The evolution of party politics

Vindicating Andrew Jackson: The 1828 Election and the Rise of the Two-Party System - Donald B. Cole

The presidential election of 1828 stands as one of the most important in American history, not just, or even primarily, because of the election of Andrew Jackson that year, but because, as Donald Cole argues in this book, it marked the beginnings of the party system in American politics.  While on the surface a contest between Jackson and the incumbent, John Quincy Adams, this was only the culmination of years of political maneuvering and organizing by a host of talented politicians and newspaper publishers.  Cole’s book details the course of this development, looking at how the two sides struggled at both the national and local level to build a party organization that would ensure their candidate’s victory.


Cole’s begins his examination with the aftermath of the last presidential election, one of the most bitter and contentious in American history.  Much of the controversy over Adams’s election reflected the changes the nation was undergoing, as a “rising tide of democracy” was broadening the electorate and challenging the domination of political offices by the elite.  Because of this, the quest for the presidency became a contest over who could mobilize this growing population of voters.  To that end, both sides worked to create organizations at the national, state, and local level that could advocate their cause and turn out their supporters.  Here Jackson’s camp had the advantage; though their leading members were people from lower down the social scale than their counterparts, they were hungrier for office and better able to connect with the enlarged electorate.  Yet for all of their handicaps Adams’s main backers, ably organized by Henry Clay and others, were no less determined to hold onto office, and Cole demonstrates that the election ultimately proved much closer than the tally indicates.

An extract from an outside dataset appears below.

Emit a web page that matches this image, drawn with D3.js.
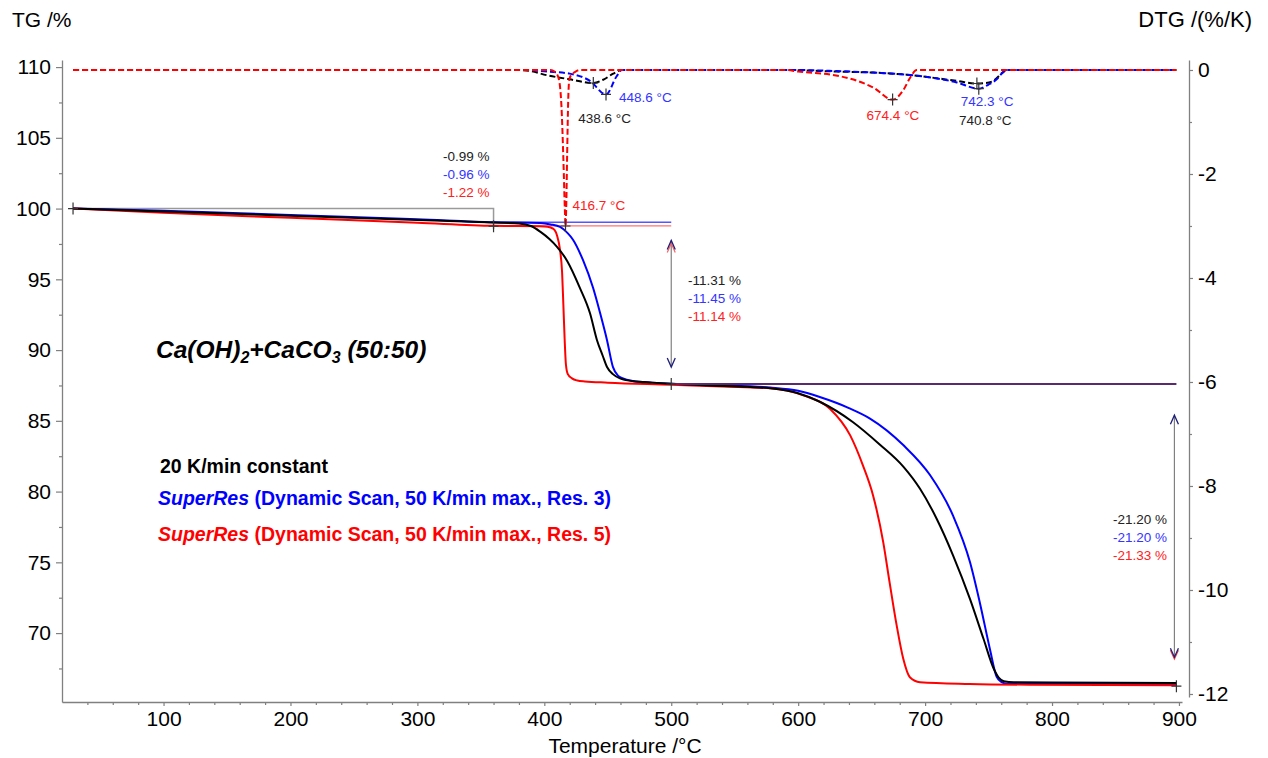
<!DOCTYPE html>
<html>
<head>
<meta charset="utf-8">
<script src="https://cdn.jsdelivr.net/npm/d3@7"></script>
<style>
  body { margin: 0; background: #fff; }
  text { font-family: "Liberation Sans", Arial, sans-serif; }
</style>
</head>
<body>
<div id="chart-area"></div>
<script>
// TG curves: [temperature °C, mass %]
const tgBlack = [[28.7,100],[100,99.8],[200,99.5],[300,99.2],[360,99.01],[380,98.95],[390,98.75],[397,98.35],[404,97.85],[410,97.3],[418,96.3],[428,94.4],[436,92.6],[441.5,90.7],[446,89.6],[449.4,88.8],[454,88.3],[459.6,88.0],[470,87.8],[485,87.7],[500,87.62],[530,87.5],[560,87.4],[578,87.3],[600,86.95],[617,86.35],[643,84.92],[664,83.35],[683,81.75],[696,80.2],[709,78.1],[722,75.5],[735.4,72.4],[746,69.6],[754,67.5],[758,66.85],[762,66.6],[770,66.52],[800,66.5],[898,66.48]];
const tgBlue = [[28.7,100],[100,99.85],[200,99.55],[300,99.25],[360,99.04],[396.6,98.98],[405,98.88],[412.4,98.7],[418,98.3],[422.6,97.8],[430.5,96.35],[438.4,94.4],[444,92.6],[449.4,90.7],[454.1,88.8],[458,88.2],[462,88.0],[470,87.82],[485,87.7],[500,87.62],[530,87.55],[560,87.45],[578,87.35],[600,87.12],[617,86.68],[640,85.9],[656.6,85.16],[683,83.27],[704,81.15],[722,78.3],[735.4,75.0],[743,72.2],[751,68.9],[756.4,66.9],[760,66.55],[764.3,66.42],[800,66.4],[898,66.39]];
const tgRed = [[28.7,100],[100,99.7],[200,99.35],[300,99.0],[360,98.78],[400,98.74],[405,98.66],[408,98.5],[410,98.1],[412.4,97.06],[414,95.5],[415,93.2],[416,90.8],[417,89.0],[418.5,88.3],[421.8,88.0],[426,87.85],[432,87.78],[450,87.7],[500,87.55],[540,87.42],[578,87.3],[604,86.8],[625,85.86],[641,83.97],[651,81.85],[659,79.73],[667,76.43],[672,73.6],[677.6,70.54],[682.8,68.18],[688,66.88],[696,66.53],[735,66.41],[782,66.35],[898,66.31]];

// DTG curves: [temperature °C, %/K]
const dtgBlack = [[28.7,0],[380,0],[388.7,-0.02],[402,-0.1],[420.2,-0.18],[438.6,-0.25],[447,-0.18],[454.3,-0.07],[461,0],[590,0],[630,-0.03],[659,-0.05],[685.5,-0.09],[725,-0.21],[740.8,-0.26],[748,-0.25],[753.7,-0.21],[761.6,-0.04],[764.3,0],[898,0]];
const dtgBlue = [[28.7,0],[385,0],[402,-0.03],[420,-0.07],[436,-0.21],[448.6,-0.47],[457,-0.12],[461,0],[595,0],[630,-0.02],[659,-0.05],[685.5,-0.09],[725,-0.24],[742.3,-0.36],[750,-0.28],[756.4,-0.18],[761.6,-0.04],[764.3,0],[898,0]];
const dtgRed = [[28.7,0],[405,0],[408,-0.03],[410,-0.08],[412,-0.25],[413.5,-0.7],[415,-1.7],[416.2,-2.7],[416.7,-3.0],[417.3,-2.6],[418,-1.6],[418.8,-0.6],[419.6,-0.2],[421,-0.1],[424,-0.04],[428,0],[590,0],[600,-0.03],[633,-0.12],[659.3,-0.34],[674.4,-0.57],[683,-0.38],[688.2,-0.15],[693.4,0],[898,0]];

// DTG peaks: [temperature, value]
const peaksBlack = [[438.6,-0.25],[740.8,-0.26]];
const peaksBlue = [[448.6,-0.47],[742.3,-0.36]];
const peaksRed = [[416.7,-3.0],[674.4,-0.57]];

// mass steps (black, blue, red)
const step1Labels = ["-0.99 %", "-0.96 %", "-1.22 %"];
const step2Labels = ["-11.31 %", "-11.45 %", "-11.14 %"];
const step3Labels = ["-21.20 %", "-21.20 %", "-21.33 %"];
const step1Levels = [99.01, 99.04, 98.78];
const stepTemps = [28.7, 360, 500, 898];
const plateau2 = 87.6;
const plateau3 = 66.3;

const tgTicks = [70, 75, 80, 85, 90, 95, 100, 105, 110];
const tgMinor = [67.5, 72.5, 77.5, 82.5, 87.5, 92.5, 97.5, 102.5, 107.5];
const dtgTicks = [0, -2, -4, -6, -8, -10, -12];
const dtgMinor = [-1, -3, -5, -7, -9, -11];
const tempTicks = [100, 200, 300, 400, 500, 600, 700, 800, 900];
const tempMinor = [40, 60, 80, 120, 140, 160, 180, 220, 240, 260, 280, 320, 340, 360, 380, 420, 440, 460, 480, 520, 540, 560, 580, 620, 640, 660, 680, 720, 740, 760, 780, 820, 840, 860, 880];

const legendLines = ["20 K/min constant", "(Dynamic Scan, 50 K/min max., Res. 3)", "(Dynamic Scan, 50 K/min max., Res. 5)"];

const colors = ["#000000", "#0000ff", "#ff0000"];
const textColors = ["#222222", "#3535ff", "#ff2020"];
const axisColor = "#808080";

const svg = d3.select("#chart-area").append("svg")
    .attr("width", 1268)
    .attr("height", 758);

const x = d3.scaleLinear().domain([20, 902.4]).range([62, 1182]);
const yTG = d3.scaleLinear().domain([65.13, 110.5]).range([702, 60]);
const yDTG = d3.scaleLinear().domain([-12.058, 0.192]).range([697, 60]);

function styleAxis(sel, fontSize) {
  sel.selectAll("path.domain").attr("stroke", axisColor).attr("stroke-width", 1.3);
  sel.selectAll(".tick line").attr("stroke", axisColor).attr("stroke-width", 1.2);
  sel.selectAll(".tick text").attr("fill", "#000").style("font-size", fontSize + "px")
      .style("font-family", '"Liberation Sans", Arial, sans-serif');
}

// x axis
const xAxisG = svg.append("g").attr("transform", "translate(0,702)")
    .call(d3.axisBottom(x).tickValues(tempTicks).tickSize(4).tickSizeOuter(0).tickPadding(5).tickFormat(d3.format("d")));
styleAxis(xAxisG, 21);
const xMinorG = svg.append("g").attr("transform", "translate(0,702)")
    .call(d3.axisBottom(x).tickValues(tempMinor).tickSize(3).tickFormat(""));
xMinorG.select("path.domain").remove();
styleAxis(xMinorG, 21);

// left axis
const yAxisG = svg.append("g").attr("transform", "translate(62,0)")
    .call(d3.axisLeft(yTG).tickValues(tgTicks).tickSize(6).tickSizeOuter(0).tickPadding(5).tickFormat(d3.format("d")));
styleAxis(yAxisG, 21);
const yMinorG = svg.append("g").attr("transform", "translate(62,0)")
    .call(d3.axisLeft(yTG).tickValues(tgMinor).tickSize(3).tickFormat(""));
yMinorG.select("path.domain").remove();
styleAxis(yMinorG, 21);

// right axis
const rAxisG = svg.append("g").attr("transform", "translate(1189,0)")
    .call(d3.axisRight(yDTG).tickValues(dtgTicks).tickSize(4).tickSizeOuter(0).tickPadding(5).tickFormat((d) => String(d)));
styleAxis(rAxisG, 21);
const rMinorG = svg.append("g").attr("transform", "translate(1189,0)")
    .call(d3.axisRight(yDTG).tickValues(dtgMinor).tickSize(3).tickFormat(""));
rMinorG.select("path.domain").remove();
styleAxis(rMinorG, 21);

// axis titles
svg.append("text").attr("x", 12).attr("y", 27).style("font-size", "21px").text("TG /%");
svg.append("text").attr("x", 1252).attr("y", 27).attr("text-anchor", "end").style("font-size", "22px").text("DTG /(%/K)");
svg.append("text").attr("x", 625).attr("y", 753).attr("text-anchor", "middle").style("font-size", "21px").text("Temperature /°C");

// step 1 bracket and level lines
const gAnn = svg.append("g");
gAnn.append("path")
    .attr("d", "M" + x(stepTemps[0]) + "," + yTG(100) + "H" + x(stepTemps[1]) + "V" + yTG(98.55))
    .attr("fill", "none").attr("stroke", "#9a9a9a").attr("stroke-width", 1.5);
gAnn.append("line")
    .attr("x1", x(stepTemps[1])).attr("x2", x(stepTemps[2]))
    .attr("y1", yTG(step1Levels[1])).attr("y2", yTG(step1Levels[1]))
    .attr("stroke", "#5555ff").attr("stroke-width", 1.5);
gAnn.append("line")
    .attr("x1", x(stepTemps[1])).attr("x2", x(stepTemps[2]))
    .attr("y1", yTG(step1Levels[2])).attr("y2", yTG(step1Levels[2]))
    .attr("stroke", "#ff7070").attr("stroke-width", 1.2);

// TG curves
const tgLine = d3.line().x((d) => x(d[0])).y((d) => yTG(d[1])).curve(d3.curveMonotoneX);
[[tgBlue, 1], [tgRed, 2], [tgBlack, 0]].forEach(([data, i]) => {
  svg.append("path").datum(data)
      .attr("d", tgLine)
      .attr("fill", "none")
      .attr("stroke", colors[i])
      .attr("stroke-width", 2);
});

// plateau line after step 2
svg.append("line")
    .attr("x1", x(stepTemps[2])).attr("x2", x(stepTemps[3]))
    .attr("y1", yTG(plateau2)).attr("y2", yTG(plateau2))
    .attr("stroke", "#5a2a6e").attr("stroke-width", 2);

// DTG curves
const dtgLine = d3.line().x((d) => x(d[0])).y((d) => yDTG(d[1])).curve(d3.curveMonotoneX);
[[dtgBlack, 0], [dtgBlue, 1], [dtgRed, 2]].forEach(([data, i]) => {
  svg.append("path").datum(data)
      .attr("d", dtgLine)
      .attr("fill", "none")
      .attr("stroke", colors[i])
      .attr("stroke-width", 2)
      .attr("stroke-dasharray", "6,3");
});

// plus markers
function plus(px, py) {
  svg.append("path")
      .attr("d", "M" + (px - 5) + "," + py + "H" + (px + 5) + "M" + px + "," + (py - 6) + "V" + (py + 6))
      .attr("stroke", "#333").attr("stroke-width", 1.2);
}
plus(x(stepTemps[0]), yTG(100));
plus(x(stepTemps[1]), yTG(98.75));
plus(x(stepTemps[2]), yTG(plateau2));
plus(x(stepTemps[3]), yTG(plateau3 - 0.05));

// peak markers and labels (dx, dy offsets from marker)
const peakSets = [[peaksBlack, 0, [[-15, 40], [-18, 41]]], [peaksBlue, 1, [[13, 8], [-18, 17]]], [peaksRed, 2, [[7, -16], [-26, 20]]]];
peakSets.forEach(([peaks, i, offs]) => {
  peaks.forEach((p, j) => {
    const px = x(p[0]), py = yDTG(p[1]);
    plus(px, py);
    svg.append("text")
        .attr("x", px + offs[j][0]).attr("y", py + offs[j][1])
        .attr("fill", textColors[i])
        .style("font-size", "13.5px")
        .text(p[0].toFixed(1) + " °C");
  });
});

// step loss labels
function stepText(labels, tx, ty, anchor) {
  labels.forEach((s, i) => {
    svg.append("text")
        .attr("x", tx).attr("y", ty + i * 18)
        .attr("text-anchor", anchor)
        .attr("fill", textColors[i])
        .style("font-size", "13.5px")
        .text(s);
  });
}
stepText(step1Labels, 443, 161, "start");
stepText(step2Labels, 688, 285, "start");
stepText(step3Labels, 1167, 524, "end");

// double arrows
function dblArrow(px, yTop, yBot) {
  svg.append("line").attr("x1", px).attr("x2", px).attr("y1", yTop).attr("y2", yBot)
      .attr("stroke", "#808080").attr("stroke-width", 1.2);
  const head = (ty, dir, col, w) => svg.append("path")
      .attr("d", "M" + (px - 4) + "," + (ty + dir * 9) + "L" + px + "," + ty + "L" + (px + 4) + "," + (ty + dir * 9))
      .attr("fill", "none").attr("stroke", col).attr("stroke-width", w);
  return head;
}
const h1 = dblArrow(x(stepTemps[2]), yTG(97.75), yTG(88.8));
h1(yTG(97.75) + 3, 1, "#ff6060", 1.2);
h1(yTG(97.75), 1, "#1f1f7a", 1.3);
h1(yTG(88.8), -1, "#1f1f7a", 1.3);
const h2 = dblArrow(x(stepTemps[3]) - 2, yTG(85.4), yTG(68.3));
h2(yTG(85.4), 1, "#1f1f7a", 1.3);
h2(yTG(68.3) + 2, -1, "#ff4040", 1.2);
h2(yTG(68.3), -1, "#1f1f7a", 1.3);

// sample title
const title = svg.append("text").attr("x", 156).attr("y", 358)
    .style("font-size", "24.5px").style("font-weight", "bold").style("font-style", "italic");
title.append("tspan").text("Ca(OH)");
title.append("tspan").attr("dy", 5).style("font-size", "16px").text("2");
title.append("tspan").attr("dy", -5).text("+CaCO");
title.append("tspan").attr("dy", 5).style("font-size", "16px").text("3");
title.append("tspan").attr("dy", -5).text(" (50:50)");

// legend
svg.append("text").attr("x", 160).attr("y", 473)
    .style("font-size", "19.5px").style("font-weight", "bold").attr("fill", colors[0])
    .text(legendLines[0]);
[1, 2].forEach((i) => {
  const t = svg.append("text").attr("x", 158).attr("y", i === 1 ? 505 : 541)
      .style("font-size", "19.5px").style("font-weight", "bold").attr("fill", colors[i]);
  t.append("tspan").style("font-style", "italic").text("SuperRes");
  t.append("tspan").text(" " + legendLines[i]);
});
</script>
</body>
</html>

A longtime historian of the antebellum period, Cole has written a perceptive account of presidential politics in the 1820s.  While never losing sight of the main protagonists, he convincingly demonstrates the decisive role that organizing at the local level played in determining the outcome.  He is careful never to overstate the impact of the election, noting that the formal establishment of the political parties of the period came later, yet he make a strong case for the role of the election in enhancing democracy in the nation through the emergence of organized political camps.  This combination of balance and insight make this book an excellent study not just of the presidential election of 1828, but of the emergence of the modern political process, one that can be read profitably by anyone seeking to understand party politics in our nation today.